> **Set exercise**
Return only the lines from the top of the data down to the one that holds "38300, 43150, 48000];", both included, without any pictures.

> **Data section**
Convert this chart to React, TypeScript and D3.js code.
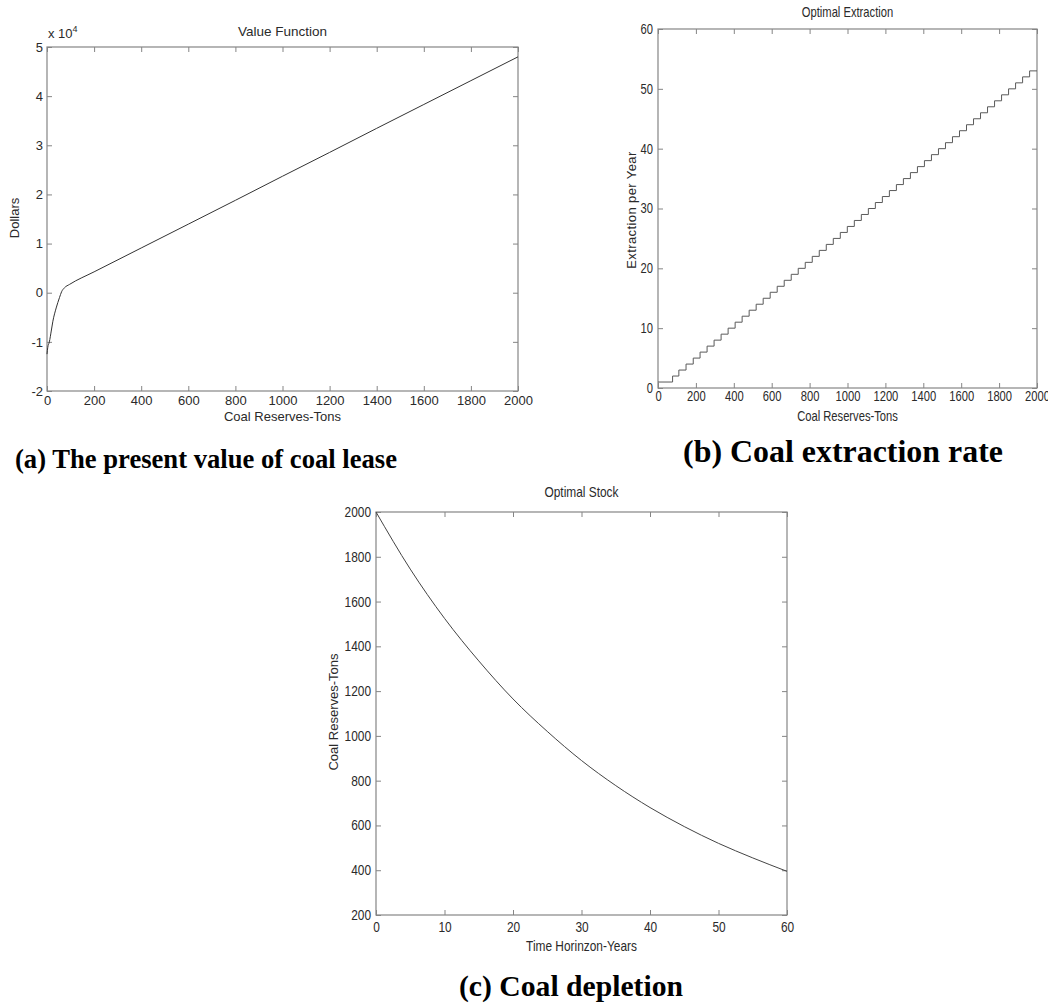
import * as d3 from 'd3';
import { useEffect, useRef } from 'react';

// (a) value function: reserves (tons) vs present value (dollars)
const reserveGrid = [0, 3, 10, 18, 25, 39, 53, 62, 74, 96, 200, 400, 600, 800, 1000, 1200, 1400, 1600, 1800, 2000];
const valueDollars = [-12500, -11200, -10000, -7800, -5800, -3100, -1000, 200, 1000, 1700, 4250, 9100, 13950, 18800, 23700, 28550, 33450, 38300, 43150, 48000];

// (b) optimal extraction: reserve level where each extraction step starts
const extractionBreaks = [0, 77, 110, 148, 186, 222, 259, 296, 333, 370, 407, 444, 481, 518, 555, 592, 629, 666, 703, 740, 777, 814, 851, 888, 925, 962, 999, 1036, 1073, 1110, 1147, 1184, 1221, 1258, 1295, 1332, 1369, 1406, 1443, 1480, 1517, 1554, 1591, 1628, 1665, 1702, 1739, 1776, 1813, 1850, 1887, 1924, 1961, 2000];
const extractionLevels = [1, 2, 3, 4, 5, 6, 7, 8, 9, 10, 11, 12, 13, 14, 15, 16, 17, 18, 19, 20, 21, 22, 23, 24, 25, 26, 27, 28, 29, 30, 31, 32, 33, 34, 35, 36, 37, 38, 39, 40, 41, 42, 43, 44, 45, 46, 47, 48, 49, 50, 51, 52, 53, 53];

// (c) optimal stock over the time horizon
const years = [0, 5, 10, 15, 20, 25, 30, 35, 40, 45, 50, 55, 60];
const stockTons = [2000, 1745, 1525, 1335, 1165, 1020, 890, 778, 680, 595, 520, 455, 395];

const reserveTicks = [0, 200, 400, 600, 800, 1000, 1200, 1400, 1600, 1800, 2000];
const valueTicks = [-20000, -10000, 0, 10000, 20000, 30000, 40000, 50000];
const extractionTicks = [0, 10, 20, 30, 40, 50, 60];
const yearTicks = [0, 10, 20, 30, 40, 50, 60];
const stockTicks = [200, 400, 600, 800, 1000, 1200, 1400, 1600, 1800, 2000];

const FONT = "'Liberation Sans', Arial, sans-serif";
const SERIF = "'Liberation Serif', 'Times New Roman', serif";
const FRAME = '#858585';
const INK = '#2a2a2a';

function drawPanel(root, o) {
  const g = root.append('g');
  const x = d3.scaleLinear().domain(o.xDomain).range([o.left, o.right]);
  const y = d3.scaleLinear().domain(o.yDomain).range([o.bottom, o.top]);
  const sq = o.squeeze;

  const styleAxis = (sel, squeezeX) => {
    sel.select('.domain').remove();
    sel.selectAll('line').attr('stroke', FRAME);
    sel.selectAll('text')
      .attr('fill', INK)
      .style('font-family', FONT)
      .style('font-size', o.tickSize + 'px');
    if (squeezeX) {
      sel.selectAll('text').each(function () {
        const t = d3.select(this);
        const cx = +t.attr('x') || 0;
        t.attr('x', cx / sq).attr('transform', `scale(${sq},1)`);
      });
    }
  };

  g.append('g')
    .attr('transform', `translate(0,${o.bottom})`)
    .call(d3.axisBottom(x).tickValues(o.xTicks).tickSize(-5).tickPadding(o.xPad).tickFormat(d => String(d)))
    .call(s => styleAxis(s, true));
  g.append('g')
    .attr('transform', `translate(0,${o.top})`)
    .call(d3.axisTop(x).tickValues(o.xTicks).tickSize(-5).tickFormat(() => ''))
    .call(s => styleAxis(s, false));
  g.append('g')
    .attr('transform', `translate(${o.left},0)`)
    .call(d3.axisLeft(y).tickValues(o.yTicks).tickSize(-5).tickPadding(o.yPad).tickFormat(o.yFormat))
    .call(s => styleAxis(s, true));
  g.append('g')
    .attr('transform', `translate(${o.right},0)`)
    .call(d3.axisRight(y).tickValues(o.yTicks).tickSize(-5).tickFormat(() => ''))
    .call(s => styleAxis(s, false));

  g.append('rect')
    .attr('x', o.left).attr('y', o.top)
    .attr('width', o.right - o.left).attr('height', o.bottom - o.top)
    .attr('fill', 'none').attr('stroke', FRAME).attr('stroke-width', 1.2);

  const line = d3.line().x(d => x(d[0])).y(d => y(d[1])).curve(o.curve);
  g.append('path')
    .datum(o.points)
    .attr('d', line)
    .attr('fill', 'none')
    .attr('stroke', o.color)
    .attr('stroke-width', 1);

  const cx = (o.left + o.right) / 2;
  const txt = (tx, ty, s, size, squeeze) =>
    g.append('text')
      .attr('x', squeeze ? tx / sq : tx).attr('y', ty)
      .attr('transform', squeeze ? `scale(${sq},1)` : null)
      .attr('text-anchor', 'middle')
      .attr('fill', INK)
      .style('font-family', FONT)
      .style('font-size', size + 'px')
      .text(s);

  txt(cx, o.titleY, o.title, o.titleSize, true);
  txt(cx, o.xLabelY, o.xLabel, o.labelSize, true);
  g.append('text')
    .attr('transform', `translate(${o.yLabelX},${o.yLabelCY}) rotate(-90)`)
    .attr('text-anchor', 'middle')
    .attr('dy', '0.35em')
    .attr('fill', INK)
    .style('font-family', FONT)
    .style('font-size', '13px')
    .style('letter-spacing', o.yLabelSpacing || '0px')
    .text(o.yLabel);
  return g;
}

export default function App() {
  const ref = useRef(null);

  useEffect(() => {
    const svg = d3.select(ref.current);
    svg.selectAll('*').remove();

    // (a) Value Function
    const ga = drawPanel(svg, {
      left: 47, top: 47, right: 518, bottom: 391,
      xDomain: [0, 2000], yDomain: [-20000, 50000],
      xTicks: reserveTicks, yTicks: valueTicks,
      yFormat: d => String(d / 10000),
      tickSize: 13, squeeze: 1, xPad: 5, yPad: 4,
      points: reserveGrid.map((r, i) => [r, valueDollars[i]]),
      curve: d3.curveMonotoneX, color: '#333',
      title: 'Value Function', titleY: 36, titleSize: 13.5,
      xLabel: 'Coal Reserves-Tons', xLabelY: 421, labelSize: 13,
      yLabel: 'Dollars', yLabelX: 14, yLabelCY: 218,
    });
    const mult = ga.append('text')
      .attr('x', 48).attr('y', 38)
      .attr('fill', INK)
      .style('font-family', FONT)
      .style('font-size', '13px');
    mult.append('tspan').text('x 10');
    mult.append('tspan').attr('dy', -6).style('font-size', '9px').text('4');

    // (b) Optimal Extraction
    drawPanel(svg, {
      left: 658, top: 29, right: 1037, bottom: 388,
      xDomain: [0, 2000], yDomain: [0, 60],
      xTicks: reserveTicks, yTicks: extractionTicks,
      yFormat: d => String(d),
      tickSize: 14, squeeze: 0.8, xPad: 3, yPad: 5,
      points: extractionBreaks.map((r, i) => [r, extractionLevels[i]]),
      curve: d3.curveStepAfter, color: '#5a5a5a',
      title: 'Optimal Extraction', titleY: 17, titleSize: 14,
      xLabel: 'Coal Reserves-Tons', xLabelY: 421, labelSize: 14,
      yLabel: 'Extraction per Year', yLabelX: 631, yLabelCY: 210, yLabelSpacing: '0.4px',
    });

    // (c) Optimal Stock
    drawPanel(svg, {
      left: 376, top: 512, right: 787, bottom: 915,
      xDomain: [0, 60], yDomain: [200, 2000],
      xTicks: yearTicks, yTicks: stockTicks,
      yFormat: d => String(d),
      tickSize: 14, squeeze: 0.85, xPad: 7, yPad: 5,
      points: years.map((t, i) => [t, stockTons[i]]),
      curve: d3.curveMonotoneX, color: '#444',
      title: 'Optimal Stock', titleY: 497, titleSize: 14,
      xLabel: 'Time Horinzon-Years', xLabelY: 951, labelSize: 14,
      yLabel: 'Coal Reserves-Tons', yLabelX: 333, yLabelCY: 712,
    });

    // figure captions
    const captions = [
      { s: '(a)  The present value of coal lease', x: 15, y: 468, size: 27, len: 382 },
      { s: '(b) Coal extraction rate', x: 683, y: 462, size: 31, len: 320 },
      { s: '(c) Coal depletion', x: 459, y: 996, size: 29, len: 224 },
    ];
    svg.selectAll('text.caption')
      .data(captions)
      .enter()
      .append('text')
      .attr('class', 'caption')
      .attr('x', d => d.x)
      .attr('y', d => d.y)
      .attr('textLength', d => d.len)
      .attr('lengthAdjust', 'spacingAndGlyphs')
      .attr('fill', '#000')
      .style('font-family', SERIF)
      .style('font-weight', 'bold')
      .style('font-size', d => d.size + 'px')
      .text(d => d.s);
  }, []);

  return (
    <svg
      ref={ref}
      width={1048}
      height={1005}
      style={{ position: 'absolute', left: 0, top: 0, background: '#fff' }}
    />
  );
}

> **Response to the task**
Convert this chart to React, TypeScript and D3.js code.
import * as d3 from 'd3';
import { useEffect, useRef } from 'react';

// (a) value function: reserves (tons) vs present value (dollars)
const reserveGrid = [0, 3, 10, 18, 25, 39, 53, 62, 74, 96, 200, 400, 600, 800, 1000, 1200, 1400, 1600, 1800, 2000];
const valueDollars = [-12500, -11200, -10000, -7800, -5800, -3100, -1000, 200, 1000, 1700, 4250, 9100, 13950, 18800, 23700, 28550, 33450, 38300, 43150, 48000];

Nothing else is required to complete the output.